Along in the evening my father had a tip that there were three suspicious characters out northeast of town, and I wanted to go with him. He didn't want me to, but anyway he agreed to let me go. First I went in his bedroom. I knew where he kept his guns and I got me a .38 automatic revolver and stuck it in my belt. We drove out there and over a hill, sure enough, there were three of them in a black '31 model Buick. We drove our car right up to their door, and boy, you could tell things was going to pick up. We stuck them up real quick. I got out and went around on one side of the car on the back and Dad was at the front. Frank Sawyer, an Indian was in the driver's seat. We had another deputy with us. Two men had got out on our side and the Indian was getting out in front of Dad. He still had his gun in his hand and Dad said, 'I've told you the last time, drop that gun.' He finally dropped it and it hit the running board of the car.

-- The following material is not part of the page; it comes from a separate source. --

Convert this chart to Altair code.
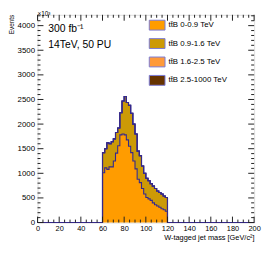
import altair as alt
import pandas as pd

# ---- data ----
bin_lo = [60, 62, 64, 66, 68, 70, 72, 74, 76, 78, 80, 82, 84, 86, 88,
          90, 92, 94, 96, 98, 100, 102, 104, 106, 108, 110, 112, 114, 116, 118]
bin_hi_last = 120
series_names = ["tt\u0304B 0-0.9 TeV", "tt\u0304B 0.9-1.6 TeV",
                "tt\u0304B 1.6-2.5 TeV", "tt\u0304B 2.5-1000 TeV"]
series_colors = ["#ff9c00", "#cc9a06", "#ff9a3a", "#663300"]
s0 = [1010, 1110, 1080, 1130, 1130, 1250, 1410, 1560, 1780, 1800, 1780, 1680, 1550, 1420, 1250,
      1090, 880, 810, 690, 580, 510, 480, 450, 400, 360, 335, 310, 280, 260, 230]
s1 = [410, 390, 540, 470, 510, 450, 420, 360, 450, 670, 780, 760, 830, 800, 750,
      710, 570, 550, 460, 420, 390, 370, 340, 340, 330, 305, 300, 300, 280, 280]
s2 = [0] * 30
s3 = [0] * 30
series_vals = [s0, s1, s2, s3]

x_ticks_major = [0, 20, 40, 60, 80, 100, 120, 140, 160, 180, 200]
y_ticks_major = [0, 500, 1000, 1500, 2000, 2500, 3000, 3500, 4000]
x_minor_step = 5
y_minor_step = 100
x_domain = [0, 200]
y_domain = [0, 4220]

# ---- build tables ----
area_rows, line_rows = [], []
cum = [0] * len(bin_lo)
for name, vals in zip(series_names, series_vals):
    top = [c + v for c, v in zip(cum, vals)]
    xs_ = bin_lo + [bin_hi_last]
    tops = top + [top[-1]]
    bots = cum + [cum[-1]]
    for x, t, b in zip(xs_, tops, bots):
        area_rows.append({"series": name, "m": x, "y": t, "bot": b})
    line_rows.append({"series": name, "m": x_domain[0], "y": 0})
    for x, t in zip(bin_lo, top):
        line_rows.append({"series": name, "m": x, "y": t})
    line_rows.append({"series": name, "m": bin_hi_last, "y": 0})
    line_rows.append({"series": name, "m": x_domain[1], "y": 0})
    cum = top
area_df = pd.DataFrame(area_rows)
line_df = pd.DataFrame(line_rows)

x_major = pd.DataFrame({"m": x_ticks_major})
x_minor = pd.DataFrame({"m": [v for v in range(x_domain[0], x_domain[1] + 1, x_minor_step)
                               if v not in x_ticks_major]})
y_major = pd.DataFrame({"y": y_ticks_major})
y_minor = pd.DataFrame({"y": [v for v in range(0, y_domain[1], y_minor_step)
                               if v not in y_ticks_major]})

W, H = 220, 211
FONT = "Liberation Sans"

xs = alt.Scale(domain=x_domain, nice=False, zero=False)
ys = alt.Scale(domain=y_domain, nice=False)

x_axis = alt.Axis(values=x_ticks_major, ticks=False, tickSize=0, grid=False,
                  domain=False, labelFont=FONT, labelFontSize=7.5, format="d",
                  labelColor="black", labelPadding=2, labelOverlap=False,
                  labelFlush=False, title="W-tagged jet mass [GeV/c\u00b2]",
                  titleFont=FONT, titleFontSize=7.5, titleFontWeight="normal",
                  titleColor="black", titleAnchor="end", titlePadding=2)
y_axis = alt.Axis(values=y_ticks_major, ticks=False, tickSize=0, grid=False,
                  domain=False, labelFont=FONT, labelFontSize=8, format="d",
                  labelColor="black", labelPadding=3, labelOverlap=False,
                  labelFlush=False, title=None)

def X():
    return alt.X("m:Q", scale=xs, axis=x_axis, title="W-tagged jet mass [GeV/c\u00b2]")

def Y():
    return alt.Y("y:Q", scale=ys, axis=y_axis, title=None)

areas = alt.Chart(area_df).mark_area(interpolate="step-after").encode(
    x=X(),
    y=Y(),
    y2="bot:Q",
    fill=alt.Fill("series:N",
                  scale=alt.Scale(domain=series_names, range=series_colors),
                  sort=series_names,
                  legend=alt.Legend(orient="none", legendX=113, legendY=2, title=None,
                                    padding=0,
                                    symbolType="M-1,-0.625H1V0.625H-1Z", symbolSize=256,
                                    symbolStrokeColor="#7b7bd6", symbolStrokeWidth=1,
                                    symbolOpacity=1, labelFont=FONT, labelFontSize=8,
                                    labelColor="black", labelOffset=3, rowPadding=2.7)),
)

lines = alt.Chart(line_df).mark_line(interpolate="step-after", color="#35288a",
                                     strokeWidth=1.1).encode(
    x=X(), y=Y(), detail="series:N",
)

tick_color = "#222222"
xM_b = alt.Chart(x_major).mark_rule(color=tick_color).encode(
    x=X(), y=alt.value(H), y2=alt.value(H - 6))
xM_t = alt.Chart(x_major).mark_rule(color=tick_color).encode(
    x=X(), y=alt.value(0), y2=alt.value(6))
xm_b = alt.Chart(x_minor).mark_rule(color=tick_color).encode(
    x=X(), y=alt.value(H), y2=alt.value(H - 3))
xm_t = alt.Chart(x_minor).mark_rule(color=tick_color).encode(
    x=X(), y=alt.value(0), y2=alt.value(3))
yM_l = alt.Chart(y_major).mark_rule(color=tick_color).encode(
    y=Y(), x=alt.value(0), x2=alt.value(6))
yM_r = alt.Chart(y_major).mark_rule(color=tick_color).encode(
    y=Y(), x=alt.value(W), x2=alt.value(W - 6))
ym_l = alt.Chart(y_minor).mark_rule(color=tick_color).encode(
    y=Y(), x=alt.value(0), x2=alt.value(3))
ym_r = alt.Chart(y_minor).mark_rule(color=tick_color).encode(
    y=Y(), x=alt.value(W), x2=alt.value(W - 3))

def label(txt, x, y, size, **kw):
    return alt.Chart(pd.DataFrame({"t": [txt]})).mark_text(
        font=FONT, fontSize=size, color="black", **kw).encode(
        text="t:N", x=alt.value(x), y=alt.value(y))

lumi = label("300 fb\u207b\u00b9", 11, 17, 10.5, align="left", baseline="alphabetic")
energy = label("14TeV, 50 PU", 11, 34, 10.5, align="left", baseline="alphabetic")
ytitle = label("Events", -29, 0, 6.5, align="right", baseline="top", angle=270)
expo = label("\u00d710\u00b3", 0, -4, 6.5, align="left", baseline="top")

chart = alt.layer(
    areas, lines, xM_b, xM_t, xm_b, xm_t, yM_l, yM_r, ym_l, ym_r,
    lumi, energy, ytitle, expo,
).properties(
    width=W, height=H,
    autosize=alt.AutoSizeParams(type="none"),
    padding={"left": 30, "top": 5, "right": 8, "bottom": 27},
).configure_view(stroke="black", strokeWidth=1).configure(background="white")

chart.save("out.html", embed_options={"renderer": "svg", "actions": False})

After we got back up to the jail, Dad said to the Indian, 'How come you let us capture you so easy?' He answered, 'You had a fancy gun and I've been told never try a man with a fancy gun.

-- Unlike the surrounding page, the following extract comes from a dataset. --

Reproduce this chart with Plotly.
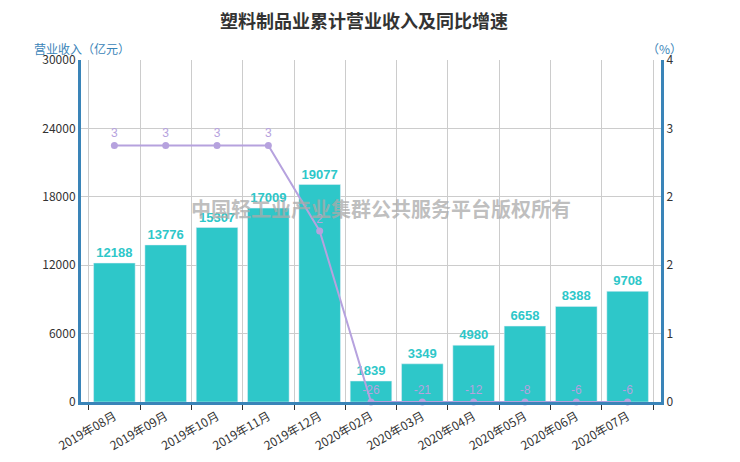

Besides the Indian there was Ed Davis and Jim Clark. Sawyer and Davis were escapees from Oklahoma State Prison for murder and Jim Clark had been sent up for cattle rustling out of Texas. We got a 30-30 automatic Winchester rifle. We got a sawed off pump gun, a .44 caliber double action Colt, .45 Colt automatic and a .38. Their ammunition was tied up in red bandanas on the back floor board. We got an arsenal out of there.

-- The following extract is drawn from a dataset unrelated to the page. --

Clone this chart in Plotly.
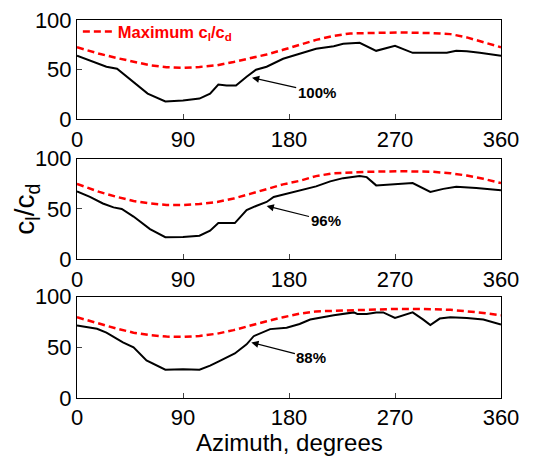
import plotly.graph_objects as go
from plotly.subplots import make_subplots

# Panel 1 (100%)
az1 = [0, 17, 25, 34, 48, 60, 75, 90, 104, 113, 120, 127, 135, 144, 152, 161, 175, 189, 203, 218, 226, 240, 254, 270, 285, 302, 314, 322, 331, 342, 360]
ld1 = [64, 56, 53, 51, 38, 26, 18, 19, 21, 26, 35, 34, 34, 43, 50, 53, 61, 66, 71, 73.6, 76, 77, 69, 74, 67, 67, 67, 69, 68.6, 67, 64]
azm1 = [0, 19, 34, 48, 62, 76, 90, 104, 119, 133, 147, 161, 175, 189, 203, 218, 232, 246, 274, 302, 317, 331, 345, 360]
mx1 = [72.6, 66, 61.7, 57.8, 54.5, 52.5, 51.8, 52.8, 54.5, 57.8, 61.7, 65.3, 70, 75, 80, 84, 86.5, 86.8, 87.5, 86.8, 85.8, 82.5, 78, 72.6]

# Panel 2 (96%)
az2 = [0, 11, 22, 31, 38, 48, 62, 75, 90, 104, 113, 120, 134, 144, 152, 161, 167, 181, 189, 203, 215, 226, 240, 246, 254, 270, 285, 300, 311, 322, 339, 360]
ld2 = [67.6, 62, 55.5, 51.6, 50, 42.5, 30, 22, 22.2, 23.5, 28.4, 36, 36, 49, 53, 57, 62, 66, 68.6, 72.5, 77.5, 80.7, 82.7, 81.7, 73.5, 75, 75.8, 67, 70, 72, 71, 68.6]
azm2 = [0, 19, 34, 48, 62, 76, 90, 104, 119, 133, 147, 161, 175, 189, 203, 218, 232, 246, 274, 302, 317, 331, 345, 360]
mx2 = [75, 67, 62, 58, 55.5, 54, 54, 55, 57, 60.5, 65, 70, 74.5, 78, 82.7, 85.6, 86.6, 87, 87.6, 87, 85.6, 83.3, 80, 75.8]

# Panel 3 (88%)
az3 = [0, 17, 25, 39, 48, 59, 75, 90, 104, 113, 120, 134, 144, 150, 164, 178, 189, 198, 218, 235, 238, 246, 254, 260, 270, 285, 294, 300, 308, 317, 331, 345, 360]
ld3 = [71.6, 68.4, 64.5, 55, 50, 37, 28, 28.4, 28, 32, 36, 44, 53, 61, 68, 69.4, 73, 77.4, 81.6, 84.5, 83, 83, 84.5, 84.5, 79, 84.5, 77.4, 72, 78.4, 79.7, 79, 77.4, 72.6]
azm3 = [0, 19, 34, 48, 62, 76, 90, 104, 119, 133, 147, 161, 175, 189, 203, 218, 232, 246, 274, 302, 317, 331, 345, 360]
mx3 = [79.7, 73, 68.4, 64.5, 62, 60.6, 60.3, 61.3, 63.5, 67, 71.6, 75.8, 79.7, 83.2, 85.5, 86, 87, 87.4, 88, 87.7, 87, 85.5, 84, 81.6]

labels = ["100%", "96%", "88%"]
arrow_heads = [(148.6, 42), (161, 53), (148, 54.8)]
label_pos = [(203.5, 27.4), (211, 38.5), (199, 39.7)]

xticks = [0, 90, 180, 270, 360]
yticks = [0, 50, 100]

FONT = "Liberation Sans, Arial, Helvetica, sans-serif"

fig = make_subplots(rows=3, cols=1)

panels = [(az1, ld1, azm1, mx1), (az2, ld2, azm2, mx2), (az3, ld3, azm3, mx3)]
for i, (az, ld, azm, mx) in enumerate(panels):
    r = i + 1
    fig.add_trace(go.Scatter(x=az, y=ld, mode="lines", line=dict(color="black", width=2),
                             showlegend=False), row=r, col=1)
    fig.add_trace(go.Scatter(x=azm, y=mx, mode="lines",
                             line=dict(color="#ff0000", width=2.5, dash="7px,4px"),
                             name="Maximum c<sub>l</sub>/c<sub>d</sub>", showlegend=(i == 0)),
                  row=r, col=1)

domains = [[0.737, 1.0], [0.367, 0.633], [0.0, 0.268]]
for i in range(3):
    xa = "xaxis" if i == 0 else f"xaxis{i+1}"
    ya = "yaxis" if i == 0 else f"yaxis{i+1}"
    fig.layout[xa].update(range=[0, 360], tickvals=xticks, ticks="inside", ticklen=5,
                          showline=True, mirror=True, linecolor="black", linewidth=1,
                          showgrid=False, zeroline=False, automargin=False,
                          ticklabeloverflow="allow",
                          tickfont=dict(family=FONT, size=22, color="black"))
    fig.layout[ya].update(range=[0, 100], tickvals=yticks, ticks="inside", ticklen=5,
                          showline=True, mirror=True, linecolor="black", linewidth=1,
                          showgrid=False, zeroline=False, domain=domains[i], automargin=False,
                          ticklabeloverflow="allow",
                          tickfont=dict(family=FONT, size=22, color="black"))

for i in range(3):
    xr = "x" if i == 0 else f"x{i+1}"
    yr = "y" if i == 0 else f"y{i+1}"
    hx, hy = arrow_heads[i]
    tx, ty = label_pos[i]
    fig.add_annotation(x=hx, y=hy, xref=xr, yref=yr, ax=tx, ay=ty, axref=xr, ayref=yr,
                       text="<b>" + labels[i] + "</b>", showarrow=True, arrowhead=2,
                       arrowsize=1.2, arrowwidth=1.2, arrowcolor="black",
                       font=dict(family=FONT, size=15, color="black"))

fig.add_annotation(x=-0.121, y=0.5, xref="paper", yref="paper", xanchor="center", yanchor="middle",
                   text="c<sub>l</sub>/c<sub>d</sub>", textangle=-90, showarrow=False,
                   font=dict(family=FONT, size=28, color="black"))
fig.add_annotation(x=0.5, y=-0.076, xref="paper", yref="paper", yanchor="top",
                   text="Azimuth, degrees", showarrow=False,
                   font=dict(family=FONT, size=24, color="black"))

fig.update_layout(
    template="none",
    width=533, height=448,
    margin=dict(l=69, r=40, t=6, b=58, pad=0),
    paper_bgcolor="white", plot_bgcolor="white",
    legend=dict(x=0.002, y=1.015, xanchor="left", yanchor="top", bgcolor="rgba(0,0,0,0)",
                font=dict(family=FONT, size=16.5, color="#ff0000", weight="bold"),
                tracegroupgap=0),
    showlegend=True,
)

fig.write_html("out.html")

Although no evidence connected them to the robbery, they were all escaped convicts who were driving a stolen car. All three were indicted and wrongly convicted of the Fort Scott bank heist, in actuality committed by the Barker Gang, and sent to the state prison in Lansing. At least one account claims Sawyer was one of four outlaws recruited to rob the bank, referred to as a member of the "St. Paul Outfit", which included Harvey Bailey, Jim Clark and Ed Davis.

==Escape from Lansing==
Sawyer and his partners escaped from Lansing less than a year later, joining a mass escape with eight other inmates on May 30, 1933. He and the others forced their way out using pistols, smuggled in by Frank Nash, and among whom included Harvey Bailey, Robert "Big Bob" Brady and Wilbur Underhill. Sawyer went off on his own after the group reached the Cookson Hills on June 4. A series of mishaps followed as Sawyer attempted to flee the area. He first attempted to hitchhike but eventually resorted to stealing a car at gunpoint. The motor of this first car died soon after and his second car blew a tire near Middleburg. He was forced to abandon yet another car when it began developing problems with the steering rod. He managed to steal a fourth car from a farm and drove it a little over six miles before it broke down just north of Gracemont. He hijacked another car but the driver purposely steered the car into a roadside ditch. Sawyer was eventually confronted near Chickasaw by Sheriff Horace Crisp and a deputy, then investigating the string of car thefts in the area, who was disarmed then knocked unconsciousness.

==Prison years and pardon==
Returned to McAlester to serve his sentence, he was transferred to the state reformatory in 1946 and the paroled to Kansas where he was then returned to Lansing and remained there for over two decades. Sawyer was finally pardoned by Governor Robert Docking on September 18, 1969, after a signed affidavit by Alvin Karpis cleared Sawyer of the 1933 Fort Scott robbery. Sawyer filed a lawsuit against the state for wrongful imprisonment, but the case went on for several years, up until his death.